Power to the people
If you were in any doubt that the economy is improving, confidence is growing and people are on the move again, you only have to look at a surge in the numbers of people seeking passports and the UK Passport Office’s hapless efforts to deal with increased demand.
An uptick in consumer confidence is prompting more people to travel and the UK Passport Office has received a barrage of complaints about a huge backlog in issuing passports. It has been caught short by having to deal with 300,000 more applications than at the same time a year ago. Read more
While measures are being introduced to avert a crisis, the episode underlines the extent to which we have all become ‘hard-wired to austerity.’ It also demonstrates that adapting to an altered business environment is not always easy even when you are facing a ‘good’ problem of increased demand.
You need robust systems, intelligent data and let’s not forget the importance of having really good people to analyse problems and come up with creative solutions.
At a visit to mobile provider Three in Glasgow this week the message was clear: increased value in the foreseeable future will all come from the people agenda. Phone packages and processes are increasingly similar and easily copied which is why it is the calibre of Three’s people that will make a difference to the company’s proposition in future. The lesson is not restricted to the mobile sector.
As we strugggled through the recession, we focused on saving not spending, staying lean and holding on to customers for dear life, with perhaps a reduced emphasis on holding on to our own people.
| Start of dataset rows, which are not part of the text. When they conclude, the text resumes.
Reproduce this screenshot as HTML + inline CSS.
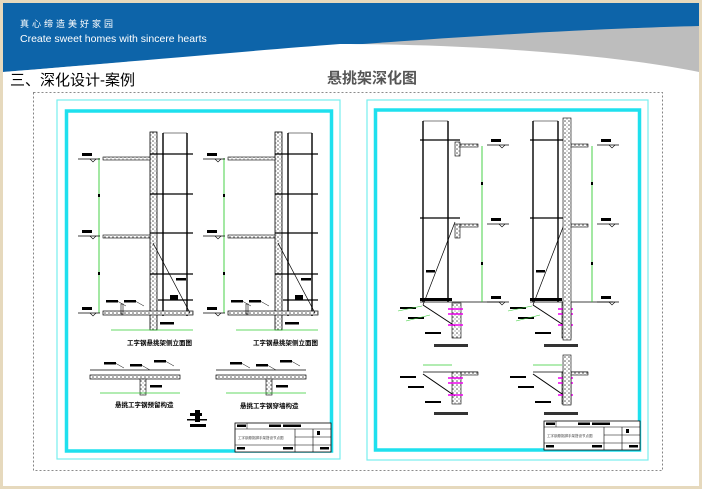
<!DOCTYPE html>
<html><head><meta charset="utf-8"><style>
html,body{margin:0;padding:0;width:702px;height:489px;overflow:hidden;background:#e6d9bd;}
svg{display:block}
text{font-family:"Liberation Sans","Noto Sans CJK SC",sans-serif}
</style></head><body>
<svg width="702" height="489" viewBox="0 0 702 489" xmlns="http://www.w3.org/2000/svg">
<defs>
<pattern id="h" width="4" height="4" patternUnits="userSpaceOnUse"><rect width="4" height="4" fill="#fff"/><circle cx="1" cy="1" r="0.8" fill="#555"/><circle cx="3" cy="3" r="0.6" fill="#777"/></pattern>
<g id="lvl"><line x1="0" y1="0" x2="22" y2="0" stroke="#000" stroke-width="0.8"/><rect x="4" y="-6" width="10" height="3" fill="#000"/><path d="M12 0 l3 3 l3 -3" fill="none" stroke="#000" stroke-width="0.6"/></g>
<g id="lbl"><rect width="12" height="2.5" fill="#000"/><line x1="12" y1="1.5" x2="20" y2="6" stroke="#000" stroke-width="0.5"/></g>
<g id="tb">
<rect x="0" y="0" width="96" height="29" fill="#fff" stroke="#000" stroke-width="0.8"/>
<line x1="0" y1="6" x2="96" y2="6" stroke="#000" stroke-width="0.6"/>
<line x1="0" y1="22" x2="96" y2="22" stroke="#000" stroke-width="0.6"/>
<line x1="60" y1="6" x2="60" y2="29" stroke="#000" stroke-width="0.6"/>
<line x1="78" y1="6" x2="78" y2="29" stroke="#000" stroke-width="0.6"/>
<line x1="60" y1="14" x2="96" y2="14" stroke="#000" stroke-width="0.5"/>
<line x1="12" y1="0" x2="12" y2="6" stroke="#000" stroke-width="0.5"/>
<rect x="2" y="1.5" width="9" height="2.5" fill="#000"/><rect x="34" y="1.5" width="12" height="2.5" fill="#000"/><rect x="48" y="1.5" width="18" height="2.5" fill="#000"/>
<rect x="82" y="8" width="3" height="4" fill="#000"/><rect x="2" y="24" width="8" height="2.5" fill="#000"/><rect x="48" y="24" width="10" height="2.5" fill="#000"/><rect x="85" y="24" width="9" height="2.5" fill="#000"/>
<text x="3" y="16" font-size="3.5" fill="#444">工字钢悬挑脚手架搭设节点图</text>
</g>
<g id="elA">
<rect x="150" y="132" width="7" height="198" fill="url(#h)" stroke="#000" stroke-width="0.8"/>
<line x1="163" y1="133" x2="163" y2="316" stroke="#000" stroke-width="1.4"/>
<line x1="187" y1="133" x2="187" y2="316" stroke="#000" stroke-width="1.4"/>
<line x1="163" y1="133" x2="187" y2="133" stroke="#000" stroke-width="0.6"/>
<g stroke="#000" stroke-width="1.2"><line x1="150" y1="154" x2="193" y2="154"/><line x1="150" y1="194" x2="193" y2="194"/><line x1="150" y1="233" x2="193" y2="233"/><line x1="150" y1="274" x2="193" y2="274"/><line x1="158" y1="300" x2="193" y2="300"/></g>
<rect x="103" y="157" width="47" height="3" fill="url(#h)" stroke="#000" stroke-width="0.6"/>
<rect x="103" y="235" width="47" height="3" fill="url(#h)" stroke="#000" stroke-width="0.6"/>
<rect x="103" y="311" width="90" height="4" fill="url(#h)" stroke="#000" stroke-width="0.7"/>
<line x1="153" y1="243" x2="190" y2="313" stroke="#000" stroke-width="0.7"/>
<line x1="99" y1="158" x2="99" y2="313" stroke="#3c3" stroke-width="0.9"/>
<rect x="98" y="194" width="2" height="3" fill="#000"/><rect x="98" y="272" width="2" height="3" fill="#000"/>
<use href="#lvl" x="78" y="159"/><use href="#lvl" x="78" y="236"/><use href="#lvl" x="78" y="313"/>
<rect x="170" y="295" width="8" height="5" fill="#000"/>
<rect x="176" y="278" width="10" height="2.5" fill="#000"/>
<use href="#lbl" x="106" y="300"/><use href="#lbl" x="124" y="300"/>
<rect x="160" y="322" width="14" height="2.5" fill="#000"/>
<line x1="111" y1="330" x2="193" y2="330" stroke="#3c3" stroke-width="0.8"/>
<rect x="121" y="304" width="2" height="10" fill="none" stroke="#000" stroke-width="0.6"/>
</g>
<g id="dtA">
<rect x="90" y="375" width="90" height="4" fill="url(#h)" stroke="#000" stroke-width="0.7"/>
<line x1="90" y1="370" x2="180" y2="370" stroke="#000" stroke-width="0.7"/>
<rect x="140" y="379" width="6" height="16" fill="url(#h)" stroke="#000" stroke-width="0.6"/>
<use href="#lbl" x="104" y="362"/><use href="#lbl" x="130" y="364"/><use href="#lbl" x="154" y="360"/>
<rect x="150" y="385" width="12" height="2.5" fill="#000"/>
<line x1="100" y1="393" x2="180" y2="393" stroke="#3c3" stroke-width="0.8"/>
</g>
<g id="elR">
<line x1="423" y1="121" x2="423" y2="302" stroke="#000" stroke-width="1.4"/>
<line x1="448" y1="121" x2="448" y2="302" stroke="#000" stroke-width="1.4"/>
<line x1="423" y1="121" x2="448" y2="121" stroke="#000" stroke-width="0.6"/>
<g stroke="#000" stroke-width="1.2"><line x1="420" y1="140" x2="460" y2="140"/><line x1="420" y1="218" x2="460" y2="218"/></g>
<rect x="455" y="142" width="5" height="14" fill="url(#h)" stroke="#000" stroke-width="0.6"/>
<rect x="455" y="224" width="5" height="14" fill="url(#h)" stroke="#000" stroke-width="0.6"/>
<rect x="460" y="144" width="18" height="3" fill="url(#h)" stroke="#000" stroke-width="0.6"/>
<rect x="460" y="224" width="18" height="3" fill="url(#h)" stroke="#000" stroke-width="0.6"/>
<line x1="455" y1="222" x2="423" y2="305" stroke="#000" stroke-width="0.7"/>
<rect x="420" y="298" width="32" height="3" fill="#000"/>
<line x1="420" y1="302" x2="503" y2="302" stroke="#000" stroke-width="0.8"/>
<rect x="452" y="303" width="9" height="35" fill="url(#h)" stroke="#000" stroke-width="0.6"/>
<line x1="423" y1="305" x2="455" y2="326" stroke="#000" stroke-width="1"/>
<g stroke="#e0e" stroke-width="1.5"><line x1="448" y1="309" x2="463" y2="309"/><line x1="448" y1="314" x2="463" y2="314"/><line x1="448" y1="325" x2="463" y2="325"/></g>
<line x1="482" y1="146" x2="482" y2="302" stroke="#3c3" stroke-width="0.9"/>
<rect x="481" y="182" width="2" height="3" fill="#000"/><rect x="481" y="262" width="2" height="3" fill="#000"/>
<use href="#lvl" x="487" y="145"/><use href="#lvl" x="487" y="224"/><use href="#lvl" x="487" y="302"/>
<rect x="426" y="270" width="9" height="2.5" fill="#000"/>
<rect x="400" y="307" width="16" height="2" fill="#000"/><rect x="408" y="317" width="16" height="2" fill="#000"/><rect x="425" y="332" width="16" height="2" fill="#000"/>
<line x1="398" y1="311" x2="422" y2="306" stroke="#3c3" stroke-width="0.6"/>
<line x1="406" y1="321" x2="430" y2="315" stroke="#3c3" stroke-width="0.6"/>
<rect x="434" y="344" width="34" height="3" fill="#333"/>
</g>
<g id="dtR">
<line x1="423" y1="365" x2="452" y2="365" stroke="#3c3" stroke-width="0.8"/>
<line x1="423" y1="372" x2="478" y2="372" stroke="#000" stroke-width="0.8"/>
<rect x="452" y="372" width="9" height="32" fill="url(#h)" stroke="#000" stroke-width="0.6"/>
<rect x="461" y="372" width="17" height="3" fill="url(#h)" stroke="#000" stroke-width="0.6"/>
<line x1="423" y1="374" x2="455" y2="396" stroke="#000" stroke-width="1"/>
<g stroke="#e0e" stroke-width="1.5"><line x1="448" y1="378" x2="463" y2="378"/><line x1="448" y1="383" x2="463" y2="383"/><line x1="448" y1="395" x2="463" y2="395"/></g>
<rect x="400" y="376" width="16" height="2" fill="#000"/><rect x="408" y="386" width="16" height="2" fill="#000"/><rect x="425" y="401" width="16" height="2" fill="#000"/>
<rect x="434" y="412" width="34" height="3" fill="#333"/>
</g>
</defs>
<rect x="3" y="3" width="696" height="483" fill="#fff"/>
<rect x="3" y="3" width="696" height="72" fill="#0d64a9"/>
<path d="M3 72 C150 60 300 48 420 40 C520 33 620 28 699 26 L699 80 L3 80 Z" fill="#bdbdbd"/>
<path d="M3 72 C150 60 260 50 340 44 C450 44 600 52 699 72 L699 80 L3 80 Z" fill="#fff"/>
<text x="20" y="27" font-size="9" fill="#fff" letter-spacing="3">真心缔造美好家园</text>
<text x="20" y="42" font-size="10.5" fill="#fff">Create sweet homes with sincere hearts</text>
<text x="10" y="85" font-size="15" fill="#000">三、深化设计-案例</text>
<text x="327" y="83" font-size="15" font-weight="bold" fill="#555">悬挑架深化图</text>
<rect x="33.5" y="92.5" width="629" height="378" fill="none" stroke="#666" stroke-width="0.8" stroke-dasharray="2,2"/>
<rect x="57" y="100" width="283" height="359" fill="#fff" stroke="#7ee" stroke-width="1.2"/>
<rect x="66.5" y="111" width="265" height="340" fill="#fff" stroke="#1ee0ee" stroke-width="3.5"/>
<use href="#elA"/><use href="#elA" x="125"/>
<text x="127" y="345" font-size="6.5" font-weight="bold">工字钢悬挑架侧立面图</text>
<text x="253" y="345" font-size="6.5" font-weight="bold">工字钢悬挑架侧立面图</text>
<use href="#dtA"/><use href="#dtA" x="126"/>
<text x="115" y="407" font-size="6.5" font-weight="bold">悬挑工字钢预留构造</text>
<text x="240" y="408" font-size="6.5" font-weight="bold">悬挑工字钢穿墙构造</text>
<rect x="190" y="413" width="12" height="3" fill="#000"/><rect x="195" y="410" width="5" height="12" fill="#000"/><rect x="187" y="419" width="20" height="1.5" fill="#000"/><rect x="190" y="424" width="16" height="3" fill="#000"/>
<use href="#tb" x="235" y="423"/>
<rect x="367" y="100" width="281" height="360" fill="#fff" stroke="#7ee" stroke-width="1.2"/>
<rect x="375.5" y="110" width="264" height="340" fill="#fff" stroke="#1ee0ee" stroke-width="3.5"/>
<use href="#elR"/><use href="#elR" x="110"/>
<use href="#dtR"/><use href="#dtR" x="110"/>
<rect x="563" y="118" width="8" height="222" fill="url(#h)" stroke="#000" stroke-width="0.6"/>
<rect x="563" y="355" width="8" height="50" fill="url(#h)" stroke="#000" stroke-width="0.6"/>
<use href="#tb" x="544" y="421"/>
</svg>
</body></html>
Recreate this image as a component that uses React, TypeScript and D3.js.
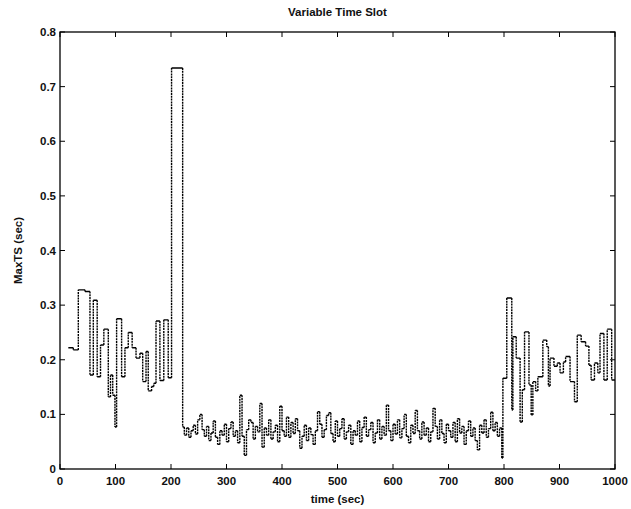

Circumstances dictated that workforces were largely static as people clung to job security in a depressed labour market.
All of these things influenced the strategies we adopted to run our businesses and deal with people, both customers and staff. Now is a good time to to take fresh stock as the pendulum has swung in the opposite direction: unemployment has dropped to 6.6% and the UK is now one of the fastest-growing western economies.
At CCA, we are uniquely privileged to have an overview of how these issues affect organisations across all sectors and it is clear that a wave of change is underway, with people on the move at all levels in the customer service hierarchy.
People issues are once again high on the corporate agenda and holding on to, developing and bringing on board the most talented people with the right skills, value sets and personal attributes is a prime concern for many organisations.
We discussed these issues at a dinner hosted by BSI, debating how standards fit into this altered world view and there was a consensus that the value sets that were instilled during the economic downturn need to be re-examined. The principle focus of standards now is on behaviour and ethics and how these are lived out by staff and the impact this has on customers.
One thing we are particularly pleased about in our work on CCA Global Standard© Version 6 is our new module on employee engagement and the enthusiastic reception it has received in pilots with large organisations. They share a commitment to ensuring that not only does the organisation wrap around the customer, but also around employees - no mean feat to achieve in practice.
What they have found really useful is that for the first time Global Standard© twins employee engagement with customer engagement, giving a 360 degree overview at a key point in the economic cycle.
Having an independent valid up-to-the minute gauge of employee commitment provides invaluable insight which can be used to fine tune ‘people policies’ for a new business environment with new challenges.